Written problem: Pictures are not part of the copy. Retype the lines from the first one through the line that contains "exceed_years = [1970, 1971, 1993]".

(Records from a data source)
——————

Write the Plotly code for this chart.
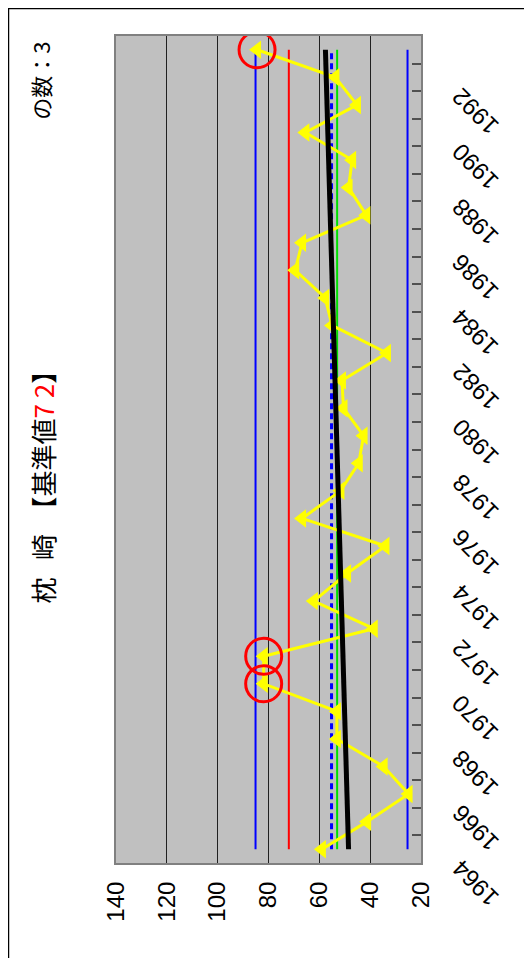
import plotly.graph_objects as go

# ── data ──────────────────────────────────────────────────────────────────────
years = list(range(1964, 1994))
values = [59.0, 41.2, 24.9, 34.7, 53.1, 53.1, 81.9, 81.9, 38.6, 62.2,
          49.1, 34.0, 66.8, 51.7, 44.5, 42.6, 50.5, 51.1, 33.4, 55.0,
          57.7, 69.5, 66.8, 41.5, 48.5, 47.1, 65.5, 45.2, 53.7, 84.5]
exceed_years = [1970, 1971, 1993]

base_value = 72.0      # 基準値 (red)
mean_value = 53.0      # green
center_value = 55.2    # blue dashed
upper_value = 85.1     # blue
lower_value = 25.3     # blue
trend_start = 48.5
trend_end = 57.6

value_ticks = [20, 40, 60, 80, 100, 120, 140]
year_labels = list(range(1964, 1993, 2))
year_ticks = [y - 0.5 for y in range(1964, 1995)]

NB = "\u00a0"
title_text = ("枕" + NB * 3 + "崎" + NB * 2 + "【基準値"
              "<span style='color:red'>7" + NB + "2</span>】")
count_text = "の数：3"

span = [years[0], years[-1]]

fig = go.Figure()

# reference lines
for v, col in [(upper_value, "blue"), (lower_value, "blue"), (base_value, "red"), (mean_value, "#00e000")]:
    fig.add_trace(go.Scatter(x=[v, v], y=span, mode="lines",
                             line=dict(color=col, width=2), hoverinfo="skip"))
fig.add_trace(go.Scatter(x=[center_value, center_value], y=span, mode="lines",
                         line=dict(color="blue", width=3, dash="6px,4px"), hoverinfo="skip"))

# yearly values
fig.add_trace(go.Scatter(
    x=values, y=years, mode="lines+markers",
    line=dict(color="#ffff00", width=3),
    marker=dict(symbol="triangle-left", size=16, color="#ffff00"),
))

# trend
fig.add_trace(go.Scatter(x=[trend_start, trend_end], y=span, mode="lines",
                         line=dict(color="black", width=5), hoverinfo="skip"))

# circles around exceedances
ex_vals = [values[years.index(y)] for y in exceed_years]
fig.add_trace(go.Scatter(
    x=ex_vals, y=exceed_years, mode="markers",
    marker=dict(symbol="circle-open", size=36, color="red", line=dict(width=3, color="red")),
))

# year labels (rotated)
for y in year_labels:
    fig.add_annotation(x=1.177, xref="paper", y=y, yref="y", yshift=-34,
                       text=str(y), showarrow=False, textangle=-135,
                       font=dict(family="Liberation Sans, Arial", size=24, color="black"),
                       xanchor="center", yanchor="middle")

fig.add_annotation(x=-0.244, xref="paper", y=0.4619, yref="paper",
                   text=title_text, showarrow=False, textangle=-90,
                   font=dict(family="Noto Sans CJK JP", size=26, color="black"),
                   xanchor="center", yanchor="middle")
fig.add_annotation(x=-0.25, xref="paper", y=0.9456, yref="paper",
                   text=count_text, showarrow=False, textangle=-90,
                   font=dict(family="Noto Sans CJK JP", size=22, color="black"),
                   xanchor="center", yanchor="middle")

# outer frame
fig.add_shape(type="rect", xref="paper", yref="paper",
              x0=-0.3525, x1=2, y0=-1, y1=1.0333,
              line=dict(color="black", width=1.5), fillcolor="rgba(0,0,0,0)")

fig.update_layout(
    width=524, height=950,
    margin=dict(l=108, r=111, t=28, b=95),
    paper_bgcolor="white",
    plot_bgcolor="#c0c0c0",
    showlegend=False,
    xaxis=dict(range=[140, 20], tickvals=value_ticks, tickangle=-90,
               tickfont=dict(family="Liberation Sans, Arial", size=24, color="black"),
               showgrid=True, gridcolor="#202020", gridwidth=1, zeroline=False,
               showline=True, linecolor="#808080", linewidth=2, mirror=True,
               ticks="", ticklabelstandoff=7),
    yaxis=dict(range=[1963.5, 1993.5], side="right", tickvals=year_ticks,
               showticklabels=False, ticks="inside", ticklen=9, tickwidth=2,
               tickcolor="#505050", showgrid=False, zeroline=False,
               showline=True, linecolor="#808080", linewidth=2, mirror=True),
)

fig.write_html("out.html")
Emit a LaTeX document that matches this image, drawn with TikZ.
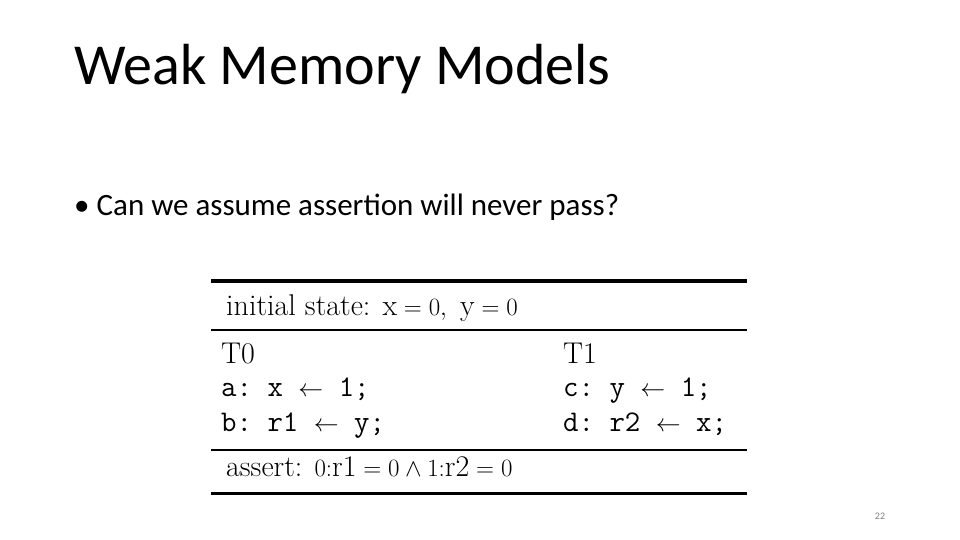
\documentclass[tikz,border=0pt]{standalone}
\usepackage{fontspec}
\newfontfamily\calfont{Carlito}
\begin{document}
\begin{tikzpicture}[x=1pt,y=-1pt,
  tt/.style={anchor=base west,inner sep=0pt,font=\fontsize{30}{34}\selectfont},
  rm/.style={anchor=base west,inner sep=0pt,font=\fontsize{30}{34}\selectfont}]
\useasboundingbox[fill=white] (0,0) rectangle (960,540);
\node[anchor=base west,inner sep=0pt,font=\calfont\fontsize{58}{62}\selectfont] (title) at (74,85) {Weak Memory Models};
\node[anchor=base west,inner sep=0pt,font=\calfont\fontsize{31}{35}\selectfont] (bullet) at (74,215) {\textbullet{} Can we assume assertion will never pass?};
\draw[line width=4pt] (211,281) -- (747,281);
\draw[line width=1.5pt] (211,330) -- (747,330);
\draw[line width=1.5pt] (211,450) -- (747,450);
\draw[line width=3pt] (211,493) -- (747,493);
\node[rm] (init) at (226,315) {initial state: $\mathrm{x}=0,\ \mathrm{y}=0$};
\node[rm] (t0) at (221,363) {T0};
\node[rm] (t1) at (563,363) {T1};
\node[tt] (a) at (221,396) {\texttt{a:\ x $\leftarrow$ 1;}};
\node[tt] (b) at (221,431) {\texttt{b:\ r1 $\leftarrow$ y;}};
\node[tt] (c) at (563,396) {\texttt{c:\ y $\leftarrow$ 1;}};
\node[tt] (d) at (563,431) {\texttt{d:\ r2 $\leftarrow$ x;}};
\node[rm] (as) at (226,476) {assert: $0{:}\mathrm{r1}=0\wedge 1{:}\mathrm{r2}=0$};
\node[anchor=base,inner sep=0pt,text=gray,font=\calfont\fontsize{10}{12}\selectfont] (pg) at (880,519) {22};
\end{tikzpicture}
\end{document}
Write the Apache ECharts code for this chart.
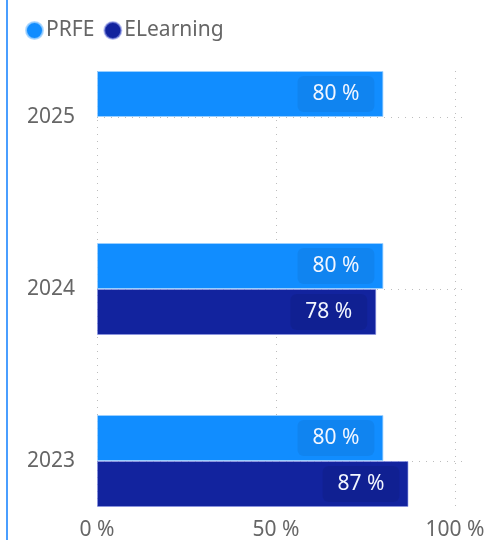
<!DOCTYPE html>
<html>
<head>
<meta charset="utf-8">
<script src="https://cdn.jsdelivr.net/npm/echarts@6/dist/echarts.min.js"></script>
<style>
  html, body { margin: 0; padding: 0; background: #fff; }
  #chart { width: 491px; height: 540px; }
</style>
</head>
<body>
<div id="chart"></div>
<script>
const years = ['2023', '2024', '2025'];
const prfe = [80, 80, 80];
const elearning = [87, 78, null];
const pctTicks = [0, 50, 100];

const font = '"Noto Sans", "Open Sans", sans-serif';

const chart = echarts.init(document.getElementById('chart'));

function barLabel(bg) {
  return {
    show: true,
    position: 'insideRight',
    distance: 9,
    formatter: p => p.value + ' %',
    color: '#f2f6ff',
    fontFamily: font,
    fontSize: 21,
    lineHeight: 26,
    backgroundColor: bg,
    borderRadius: 6,
    padding: [5, 15, 5, 15]
  };
}

const option = {
  animation: false,
  textStyle: { fontFamily: font },
  legend: {
    data: ['PRFE', 'ELearning'],
    left: 20,
    top: 15,
    icon: 'circle',
    itemWidth: 17,
    itemHeight: 17,
    itemGap: 9,
    textStyle: { color: '#666', fontSize: 21, fontFamily: font, padding: [0, 0, 0, -2] }
  },
  graphic: [{
    type: 'line',
    shape: { x1: 7, y1: 0, x2: 7, y2: 540 },
    style: { stroke: '#4a9eff', lineWidth: 2 }
  }],
  grid: [
    { left: 97, right: 24, top: 31, height: 516, outerBoundsMode: 'none' },
    { left: 97, right: 36, top: 71, height: 439, outerBoundsMode: 'none' }
  ],
  xAxis: [
    {
      gridIndex: 0,
      type: 'value',
      min: 0,
      max: 103.35,
      show: false
    },
    {
      gridIndex: 1,
      type: 'value',
      min: 0,
      max: 100,
      interval: 50,
      axisLine: { show: false },
      axisTick: { show: false },
      axisLabel: {
        color: '#666',
        fontSize: 21,
        margin: 10,
        formatter: v => pctTicks.includes(v) ? v + ' %' : ''
      },
      splitLine: { lineStyle: { color: '#bdbdbd', type: [1, 6], width: 1 } }
    }
  ],
  yAxis: [
    {
      gridIndex: 0,
      type: 'category',
      data: years,
      axisLine: { show: false },
      axisTick: { show: false },
      axisLabel: { color: '#666', fontSize: 21, margin: 22 },
      splitLine: {
        show: true,
        alignWithLabel: true,
        lineStyle: { color: '#bdbdbd', type: [1, 6], width: 1 }
      }
    },
    {
      gridIndex: 1,
      type: 'value',
      show: false,
      min: 0,
      max: 1
    }
  ],
  series: [
    {
      name: 'PRFE',
      type: 'bar',
      xAxisIndex: 0,
      yAxisIndex: 0,
      data: prfe,
      barWidth: 46,
      barGap: '0%',
      itemStyle: { color: '#118DFF', borderColor: 'rgba(160,210,255,0.8)', borderWidth: 1 },
      label: barLabel('rgba(0,0,0,0.06)'),
      z: 3
    },
    {
      name: 'ELearning',
      type: 'bar',
      xAxisIndex: 0,
      yAxisIndex: 0,
      data: elearning,
      barWidth: 46,
      barGap: '0%',
      itemStyle: { color: '#12239E', borderColor: 'rgba(140,150,230,0.6)', borderWidth: 1 },
      label: barLabel('rgba(0,0,0,0.07)'),
      z: 3
    }
  ]
};

chart.setOption(option);
</script>
</body>
</html>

——————

Correct result:
Write the Plotly code for this chart.
import plotly.graph_objects as go

# ── data ──────────────────────────────────────────────────────────────────────
years = list(range(1964, 1994))
values = [59.0, 41.2, 24.9, 34.7, 53.1, 53.1, 81.9, 81.9, 38.6, 62.2,
          49.1, 34.0, 66.8, 51.7, 44.5, 42.6, 50.5, 51.1, 33.4, 55.0,
          57.7, 69.5, 66.8, 41.5, 48.5, 47.1, 65.5, 45.2, 53.7, 84.5]
exceed_years = [1970, 1971, 1993]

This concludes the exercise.